_What the task asks_.
Copy out the entries in full and with complete accuracy; pictures are excluded.

[Rows from a dataset of charts and code]
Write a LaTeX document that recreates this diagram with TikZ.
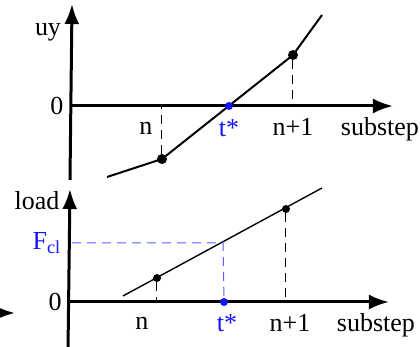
\documentclass[tikz,border=0pt]{standalone}
\usepackage{fontspec}
\setmainfont{Liberation Serif}
\usepackage{xcolor}
\definecolor{tblue}{RGB}{20,20,255}
\definecolor{lblue}{RGB}{85,95,255}
\usetikzlibrary{arrows.meta,calc,positioning}

\begin{document}
\begin{tikzpicture}[x=0.5pt,y=-0.5pt,font=\fontsize{13}{15}\selectfont,
  axis/.style={line width=1.5pt,-{Latex[length=10pt,width=7.5pt]}},
  dot/.style={circle,fill=black,inner sep=0pt,minimum size=5pt},
  bdot/.style={circle,fill=tblue,inner sep=0pt,minimum size=4pt},
  guide/.style={dashed,line width=0.5pt,dash pattern=on 4.5pt off 3pt}]
\useasboundingbox (0,0) rectangle (420,347);
% upper plot: uy
\coordinate (yb1) at (70,180);
\coordinate (yt1) at (72,4);
\coordinate (xo1) at (72,106);
\coordinate (xe1) at (393,106);
\draw[axis] (yb1) -- (yt1);
\draw[axis] (xo1) -- (xe1);
\coordinate (c0) at (107,177);
\node[dot] (pn) at (162,159) {};
\node[dot] (pn1) at (293,55) {};
\coordinate (c3) at (322,15);
\coordinate (fn) at (162,106);
\coordinate (fn1) at (293,106);
\draw[line width=1pt] (c0) -- (pn.center) -- (pn1.center) -- (c3);
\draw[guide] (pn) -- (fn);
\draw[guide] (pn1) -- (fn1);
\node[bdot] (ts1) at (229,106) {};
\node (uy) at (48,32) {uy};
\node (z1) at (57,106) {0};
\node (ln1) at (146,128) {n};
\node[text=tblue] (lt1) at (229,128) {t*};
\node (lm1) at (293,127) {n+1};
\node (ls1) at (380,129) {substep};
% lower plot: load
\coordinate (yb2) at (68,350);
\coordinate (yt2) at (70,189);
\coordinate (xo2) at (70,302);
\coordinate (xe2) at (389,302);
\draw[axis] (yb2) -- (yt2);
\draw[axis] (xo2) -- (xe2);
\coordinate (d0) at (123,296);
\coordinate (d1) at (322,188);
\draw[line width=0.7pt] (d0) -- (d1);
\node[dot,minimum size=4pt] (qn) at (157,278) {};
\node[dot,minimum size=4pt] (qn1) at (286,209) {};
\coordinate (gn) at (157,302);
\coordinate (gn1) at (286,302);
\draw[guide] (qn) -- (gn);
\draw[guide] (qn1) -- (gn1);
\coordinate (fa) at (72,243);
\coordinate (fb) at (223,243);
\node[bdot] (ts2) at (224,302) {};
\draw[guide,lblue] (fa) -- (fb) -- (ts2);
\node (ld) at (37,201) {load};
\node (z2) at (55,302) {0};
\node[text=tblue] (fcl) at (47,243) {F\textsubscript{cl}};
\node (ln2) at (142,323) {n};
\node[text=tblue] (lt2) at (227,323) {t*};
\node (lm2) at (290,323) {n+1};
\node (ls2) at (376,325) {substep};
% cut-off arrow at the left edge
\coordinate (ca) at (-20,313);
\coordinate (cb) at (15,313);
\draw[axis] (ca) -- (cb);
\end{tikzpicture}
\end{document}
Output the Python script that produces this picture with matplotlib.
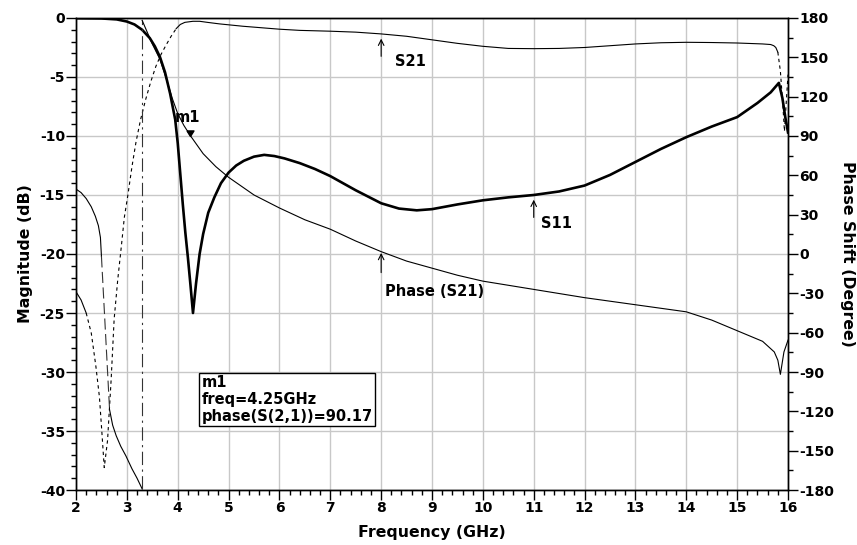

_Response to the exercise_.
Write a LaTeX document that recreates this diagram with TikZ.
\documentclass[tikz,border=0pt]{standalone}
\usepackage{fontspec}
\setmainfont{Liberation Serif}
\usepackage{xcolor}
\definecolor{tblue}{RGB}{20,20,255}
\definecolor{lblue}{RGB}{85,95,255}
\usetikzlibrary{arrows.meta,calc,positioning}

\begin{document}
\begin{tikzpicture}[x=0.5pt,y=-0.5pt,font=\fontsize{13}{15}\selectfont,
  axis/.style={line width=1.5pt,-{Latex[length=10pt,width=7.5pt]}},
  dot/.style={circle,fill=black,inner sep=0pt,minimum size=5pt},
  bdot/.style={circle,fill=tblue,inner sep=0pt,minimum size=4pt},
  guide/.style={dashed,line width=0.5pt,dash pattern=on 4.5pt off 3pt}]
\useasboundingbox (0,0) rectangle (420,347);
% upper plot: uy
\coordinate (yb1) at (70,180);
\coordinate (yt1) at (72,4);
\coordinate (xo1) at (72,106);
\coordinate (xe1) at (393,106);
\draw[axis] (yb1) -- (yt1);
\draw[axis] (xo1) -- (xe1);
\coordinate (c0) at (107,177);
\node[dot] (pn) at (162,159) {};
\node[dot] (pn1) at (293,55) {};
\coordinate (c3) at (322,15);
\coordinate (fn) at (162,106);
\coordinate (fn1) at (293,106);
\draw[line width=1pt] (c0) -- (pn.center) -- (pn1.center) -- (c3);
\draw[guide] (pn) -- (fn);
\draw[guide] (pn1) -- (fn1);
\node[bdot] (ts1) at (229,106) {};
\node (uy) at (48,32) {uy};
\node (z1) at (57,106) {0};
\node (ln1) at (146,128) {n};
\node[text=tblue] (lt1) at (229,128) {t*};
\node (lm1) at (293,127) {n+1};
\node (ls1) at (380,129) {substep};
% lower plot: load
\coordinate (yb2) at (68,350);
\coordinate (yt2) at (70,189);
\coordinate (xo2) at (70,302);
\coordinate (xe2) at (389,302);
\draw[axis] (yb2) -- (yt2);
\draw[axis] (xo2) -- (xe2);
\coordinate (d0) at (123,296);
\coordinate (d1) at (322,188);
\draw[line width=0.7pt] (d0) -- (d1);
\node[dot,minimum size=4pt] (qn) at (157,278) {};
\node[dot,minimum size=4pt] (qn1) at (286,209) {};
\coordinate (gn) at (157,302);
\coordinate (gn1) at (286,302);
\draw[guide] (qn) -- (gn);
\draw[guide] (qn1) -- (gn1);
\coordinate (fa) at (72,243);
\coordinate (fb) at (223,243);
\node[bdot] (ts2) at (224,302) {};
\draw[guide,lblue] (fa) -- (fb) -- (ts2);
\node (ld) at (37,201) {load};
\node (z2) at (55,302) {0};
\node[text=tblue] (fcl) at (47,243) {F\textsubscript{cl}};
\node (ln2) at (142,323) {n};
\node[text=tblue] (lt2) at (227,323) {t*};
\node (lm2) at (290,323) {n+1};
\node (ls2) at (376,325) {substep};
% cut-off arrow at the left edge
\coordinate (ca) at (-20,313);
\coordinate (cb) at (15,313);
\draw[axis] (ca) -- (cb);
\end{tikzpicture}
\end{document}
Output the Python script that produces this picture with matplotlib.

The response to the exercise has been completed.